وَلَا تُؤْتُوا السُّفَهَاءَ أَمْوَالَكُمُ الَّتِي جَعَلَ اللَّهُ لَكُمْ قِيَامًا وَارْزُقُوهُمْ فِيهَا وَاكْسُوهُمْ وَقُولُوا لَهُمْ قَوْلًا مَّعْرُوفًا

“And (do) not give the foolish your wealth which Allah made for you a means of support (but) provide (for) them with it and clothe them and speak to them words (of) kindness.” (Surah An-Nisa` 4:5)

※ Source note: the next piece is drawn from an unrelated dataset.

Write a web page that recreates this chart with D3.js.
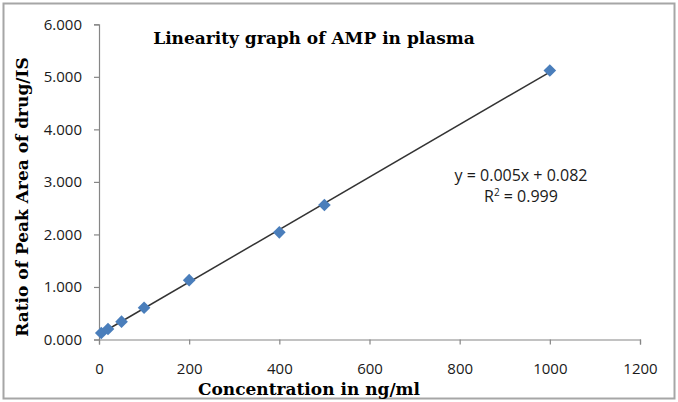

The children must be kinder and more grateful to their mothers since they took greater pains in their upbringing. That is why the Prophet sallallaahu `alayhi wa sallam ( may Allah exalt his mention )emphasized that it is the mother who has the first claim on the child’s care and attention. We must continue praying for them even after they die. Such prayer will be regarded as a continuous charity as the Prophet, Sallallahu Alayhi Wa Salam, told us. Allah says:

وَمِنَ النَّاسِ مَن يَشْرِي نَفْسَهُ ابْتِغَاءَ مَرْضَاتِ اللَّهِ وَاللَّهُ رَءُوفٌ بِالْعِبَادِ

“And of the people (is the one) who sells his self-seeking pleasure (of) Allah. And Allah (is) full of Kindness to His servants.” (Surah Al-Baqarah 2:207)

In families, mothers are the most important as they traditionally spend most of their time taking care of their children. Let us pray to Allah that we will do our best to respect our parents, honour them, be kind to them, help them, and please them for the love of Allah. O, Allah! Accept our humble prayers and make us obedient servants to you. O, Allah! Help us to be respectful children to our parents. Ameen.